For chemical agents, owners of High Tier buildings should consider installing detection technology in air ductwork systems and remote sensing systems in areas with large occupancy populations.32 Additionally, optical sensors, such as CCTV cameras, may be able to detect gross symptomology immediately following a chemical attack. For radiological agents, owners of High Tier buildings should consider the use of screening technologies such as portal monitors, spatial detectors, handheld detectors, and personal pagers. For biological agents, detection systems are mostly in the research and development stage. 33 The NYPD recommends that owners of High Tier buildings consider the use of effective biological pathogen detectors, as the technology advances and becomes commercially available.
Because releases of CBR agents outside of a building can also affect building occupants, owners of High Tier buildings should consider placing detection technology on the exterior of the building, as well as on the interior. Upon detection, building managers can close off air intake into the building. 34 Owners of High Tier buildings employing such technology should notify emergency-response agencies of the location and capability of their outdoor detection sensors.
The NYPD recommends that owners of High Tier buildings integrate CBR detection equipment into central security management control and building management systems so that building personnel are immediately notified of intentionally released hazards.35 In all cases, owners of High Tier buildings should inform local law enforcement and first responders of the building’s CBR countermeasures and associated emergency protocols.

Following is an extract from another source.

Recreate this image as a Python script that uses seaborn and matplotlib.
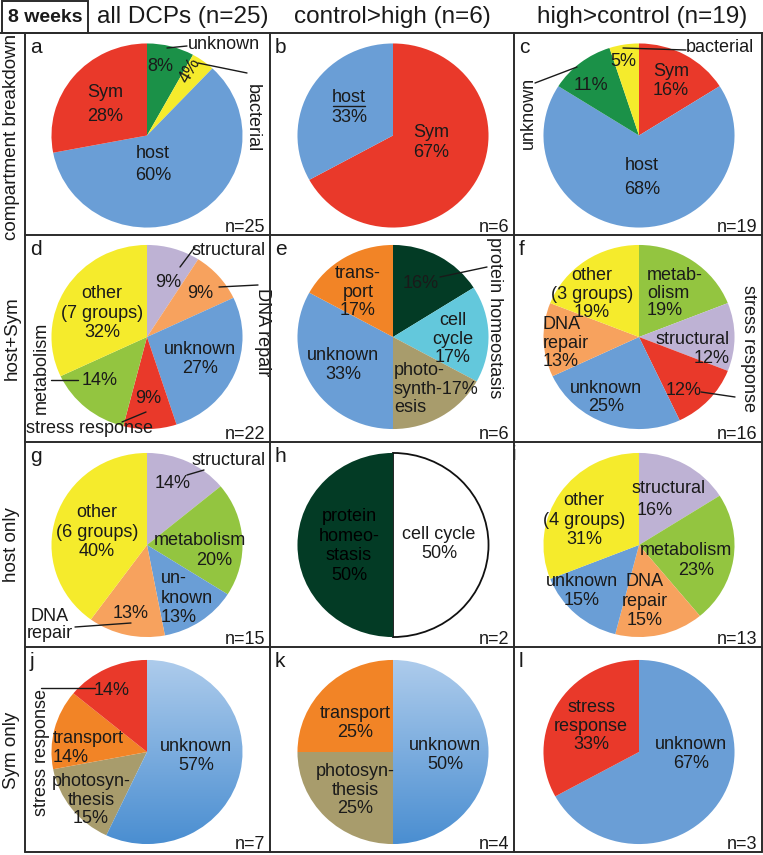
import numpy as np
import matplotlib
matplotlib.use("Agg")
import matplotlib.pyplot as plt
import seaborn as sns
from matplotlib.transforms import Affine2D
from matplotlib.lines import Line2D
from matplotlib.patches import Rectangle
from matplotlib.colors import LinearSegmentedColormap

W, H = 763, 855

# ---------------- data ----------------
col_titles = ["all DCPs (n=25)", "control>high (n=6)", "high>control (n=19)"]
row_titles = ["compartment breakdown", "host+Sym", "host only", "Sym only"]
panel_letters = list("abcdefghijkl")
n_counts = [25, 6, 19, 22, 6, 16, 15, 2, 13, 7, 4, 3]

cats_a = ["unknown", "bacterial", "host", "Sym"]
vals_a = [8, 4, 60, 28]
cats_b = ["Sym", "host"]
vals_b = [67, 33]
cats_c = ["Sym", "host", "unknown", "bacterial"]
vals_c = [16, 68, 11, 5]
cats_d = ["structural", "DNA repair", "unknown", "stress response", "metabolism", "other"]
vals_d = [9, 9, 27, 9, 14, 32]
cats_e = ["protein homeostasis", "cell cycle", "photosynthesis", "unknown", "transport"]
vals_e = [16, 17, 17, 33, 17]
cats_f = ["metabolism", "structural", "stress response", "unknown", "DNA repair", "other"]
vals_f = [19, 12, 12, 25, 13, 19]
cats_g = ["structural", "metabolism", "unknown", "DNA repair", "other"]
vals_g = [14, 20, 13, 13, 40]
cats_h = ["cell cycle", "protein homeostasis"]
vals_h = [50, 50]
cats_i = ["structural", "metabolism", "DNA repair", "unknown", "other"]
vals_i = [16, 23, 15, 15, 31]
cats_j = ["unknown", "photosynthesis", "transport", "stress response"]
vals_j = [57, 15, 14, 14]
cats_k = ["unknown", "photosynthesis", "transport"]
vals_k = [50, 25, 25]
cats_l = ["unknown", "stress response"]
vals_l = [67, 33]

panels = [(cats_a, vals_a), (cats_b, vals_b), (cats_c, vals_c),
          (cats_d, vals_d), (cats_e, vals_e), (cats_f, vals_f),
          (cats_g, vals_g), (cats_h, vals_h), (cats_i, vals_i),
          (cats_j, vals_j), (cats_k, vals_k), (cats_l, vals_l)]

# ---------------- styles ----------------
comp_palette = {"unknown": "#1B9148", "bacterial": "#F5EB2C",
                "host": "#6A9ED6", "Sym": "#E9392A"}
func_palette = {"unknown": "#6A9ED6", "other": "#F5EB2C", "structural": "#BEB2D4",
                "DNA repair": "#F7A25E", "metabolism": "#93C540",
                "stress response": "#E9392A", "protein homeostasis": "#033B25",
                "cell cycle": "#63C8DC", "photosynthesis": "#A89C6C",
                "transport": "#F28426"}
override = {"h": {"cell cycle": "#FFFFFF"}}
gradient_panels = {"j": 0, "k": 0}

sns.set_theme(style="white")
plt.rcParams["font.family"] = ["Liberation Sans", "DejaVu Sans"]

fig = plt.figure(figsize=(W / 100, H / 100), dpi=100)
fig.patch.set_facecolor("white")
PIX = Affine2D().scale(1, -1).translate(0, H)

TXT = "#1a1a1a"


def ptext(x, y, s, size=13, rot=0, ha="center", va="center", ls=1.2, color=TXT, **kw):
    fig.text(x, y, s, transform=PIX, fontsize=size, rotation=rot, ha=ha, va=va,
             linespacing=ls, color=color, multialignment=ha if ha != "center" else "center", **kw)


def pline(x1, y1, x2, y2, lw=1.0, color="#1a1a1a", z=5):
    fig.add_artist(Line2D([x1, x2], [y1, y2], transform=PIX, color=color, lw=lw, zorder=z))


# grid geometry (pixels)
col_edges = [25, 270, 514, 762]
row_edges = [33, 235, 442, 647, 852]
pie_cx = [147, 393, 639]
pie_cy = [135.5, 337, 545, 752]
PIE_W, PIE_H = 192, 185

# label layout: (template, x, y, rotation, linespacing, ha)
L = {
    "a": [("unknown", 224, 44), ("{p[0]}%", 160, 66), ("{p[1]}%", 190, 70, 60),
          ("bacterial", 252, 118, 270), ("Sym\n{p[3]}%", 105, 104.5, 0, 1.6),
          ("host\n{p[2]}%", 153, 164.5, 0, 1.35)],
    "b": [("host\n{p[1]}%", 349, 107.5, 0, 1.25), ("Sym\n{p[0]}%", 431, 142.5, 0, 1.25)],
    "c": [("bacterial", 720, 47), ("{p[3]}%", 623, 61), ("Sym\n{p[0]}%", 671, 81, 0, 1.1),
          ("{p[2]}%", 591, 85), ("unknown", 528, 113, 90),
          ("host\n{p[1]}%", 642, 177.5, 0, 1.5)],
    "d": [("structural", 229, 250), ("{p[0]}%", 168, 282), ("{p[1]}%", 200, 293),
          ("DNA repair", 263, 332, 270), ("other\n(7 groups)\n{p[5]}%", 102, 313, 0, 1.2),
          ("unknown\n{p[2]}%", 200, 359, 0, 1.1), ("metabolism", 41, 368, 90),
          ("{p[4]}%", 100, 380), ("{p[3]}%", 148, 398), ("stress response", 90, 428)],
    "e": [("trans-\nport\n{p[4]}%", 358, 292, 0, 1.1), ("{p[0]}%", 421, 283),
          ("protein homeostasis", 494, 318, 270), ("cell\ncycle\n{p[1]}%", 453, 339, 0, 1.1),
          ("unknown\n{p[3]}%", 343, 365, 0, 1.2),
          ("photo-\nsynth-{p[2]}%\nesis", 394, 389, 0, 1.1, "left")],
    "f": [("other\n(3 groups)\n{p[5]}%", 592, 294, 0, 1.1),
          ("metab-\nolism\n{p[0]}%", 647, 293, 0, 1.05, "left"),
          ("stress response", 749, 348, 270), ("DNA\nrepair\n{p[4]}%", 543, 343, 0, 1.1, "left"),
          ("structural\n{p[1]}%", 730, 349, 0, 1.1, "right"),
          ("unknown\n{p[3]}%", 606, 397.5, 0, 1.1), ("{p[2]}%", 684, 390)],
    "g": [("structural", 229, 460), ("{p[0]}%", 173, 483),
          ("other\n(6 groups)\n{p[4]}%", 97, 532, 0, 1.2), ("metabolism", 200, 540),
          ("{p[1]}%", 214, 560), ("un-\nknown\n{p[2]}%", 161, 598, 0, 1.2, "left"),
          ("{p[3]}%", 131, 613), ("DNA\nrepair", 50, 625, 0, 0.95)],
    "h": [("cell cycle\n{p[0]}%", 439, 544, 0, 1.2)],
    "i": [("structural", 669, 488), ("{p[0]}%", 655, 510),
          ("other\n(4 groups)\n{p[4]}%", 584, 520, 0, 1.2), ("metabolism", 686, 550),
          ("{p[1]}%", 696, 570), ("unknown\n{p[3]}%", 582, 591, 0, 1.1),
          ("DNA\nrepair\n{p[2]}%", 645, 601, 0, 1.2)],
    "j": [("{p[3]}%", 112, 690), ("stress response", 41, 752, 90),
          ("transport\n{p[2]}%", 53, 748, 0, 1.1, "left"),
          ("photosyn-\nthesis\n{p[1]}%", 91, 800, 0, 1.1),
          ("unknown\n{p[0]}%", 196, 756, 0, 1.2)],
    "k": [("transport\n{p[2]}%", 355, 723, 0, 1.2),
          ("photosyn-\nthesis\n{p[1]}%", 355, 790, 0, 1.1),
          ("unknown\n{p[0]}%", 445, 755, 0, 1.2)],
    "l": [("stress\nresponse\n{p[1]}%", 591, 726, 0, 1.1),
          ("unknown\n{p[0]}%", 691, 754, 0, 1.1)],
}
leaders = {
    "a": [(167, 48, 187, 46), (198, 63, 247, 73)],
    "b": [(333, 106, 365, 106)],
    "c": [(623, 48, 686, 50), (535, 83, 577, 67)],
    "d": [(195, 247, 180, 267), (219, 287, 258, 285), (51, 380, 78, 380), (122, 422, 146, 412)],
    "e": [(440, 277, 487, 267)],
    "f": [(701, 392, 735, 397)],
    "g": [(187, 475, 204, 470), (75, 627, 131, 623)],
    "j": [(41, 688, 95, 688)],
}

# ---------------- pies ----------------
for idx, (cats, vals) in enumerate(panels):
    r, c = divmod(idx, 3)
    letter = panel_letters[idx]
    pal = comp_palette if r == 0 else func_palette
    colors = [override.get(letter, {}).get(k, pal[k]) for k in cats]
    cx, cy = pie_cx[c], pie_cy[r]
    ax = fig.add_axes([(cx - PIE_W / 2) / W, 1 - (cy + PIE_H / 2) / H, PIE_W / W, PIE_H / H])
    wedges, _ = ax.pie(vals, colors=colors, startangle=90, counterclock=False,
                       radius=1.0, wedgeprops=dict(linewidth=0))
    if letter == "h":
        for w, k in zip(wedges, cats):
            if k == "cell cycle":
                w.set_edgecolor("#111111")
                w.set_linewidth(1.3)
    if letter in gradient_panels:
        w = wedges[gradient_panels[letter]]
        cmap = LinearSegmentedColormap.from_list("g", ["#AECCEC", "#4A8ED1"])
        grad = np.linspace(0, 1, 256).reshape(-1, 1)
        im = ax.imshow(grad, extent=(-1, 1, -1, 1), cmap=cmap, aspect="auto",
                       origin="upper", zorder=w.get_zorder())
        im.set_clip_path(w)
        w.set_facecolor("none")
    ax.set_aspect("auto")
    ax.set_xlim(-1.005, 1.005)
    ax.set_ylim(-1.005, 1.005)
    ax.axis("off")

    # labels
    p = vals
    for ent in L.get(letter, []):
        tpl, x, y = ent[0], ent[1], ent[2]
        rot = ent[3] if len(ent) > 3 else 0
        ls = ent[4] if len(ent) > 4 else 1.2
        ha = ent[5] if len(ent) > 5 else "center"
        ptext(x, y, tpl.format(p=p), rot=rot, ls=ls, ha=ha)
    for ln in leaders.get(letter, []):
        pline(*ln)

    # panel letter and n
    x0, x1 = col_edges[c], col_edges[c + 1]
    y0, y1 = row_edges[r], row_edges[r + 1]
    if letter == "i":
        fig.text(512, 460, letter, transform=PIX, fontsize=15, ha="left", va="baseline",
                 color=TXT, zorder=1)
    else:
        ptext(x0 + 5, y0 + 20, letter, size=15, ha="left", va="baseline")
    ptext(x1 - 5, y1 - 3, f"n={n_counts[idx]}", size=13, ha="right", va="baseline")

# protein homeostasis text on dark green (panel h)
ptext(349, 546, "protein\nhomeo-\nstasis\n{}%".format(vals_h[1]), ls=1.2, color="#000000")

# ---------------- grid and headers ----------------
LW = 1.4
GC = "#2b2b2b"
for x in col_edges:
    pline(x, row_edges[0], x, row_edges[-1], lw=LW, color=GC, z=6)
for y in row_edges[1:]:
    pline(col_edges[0], y, col_edges[-1], y, lw=LW, color=GC, z=6)
pline(0, row_edges[0], W, row_edges[0], lw=LW, color=GC, z=6)
fig.add_artist(Rectangle((2, H - 33), 86, 32.5, transform=None, fill=False,
                         edgecolor=GC, lw=LW, zorder=6))

ptext(45, 17, "8 weeks", size=14, fontweight="bold")
for c, t in enumerate(col_titles):
    ptext([183, 392, 642][c], 17, t, size=17.5)

for r, t in enumerate(row_titles):
    ptext(12, [137, 338, 545, 750][r], t, size=13.5, rot=90)

fig.savefig("out.png", dpi=100, facecolor="white")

The threat of CBR terrorist attacks is constantly evolving. The technical expertise required to produce CBR weapons has become increasingly widespread and many of the materials needed to construct these weapons have become more readily available on the open market.36 However, by implementing the most advanced countermeasures available, building owners can prevent casualties and mitigate property damage in the event of a CBR attack.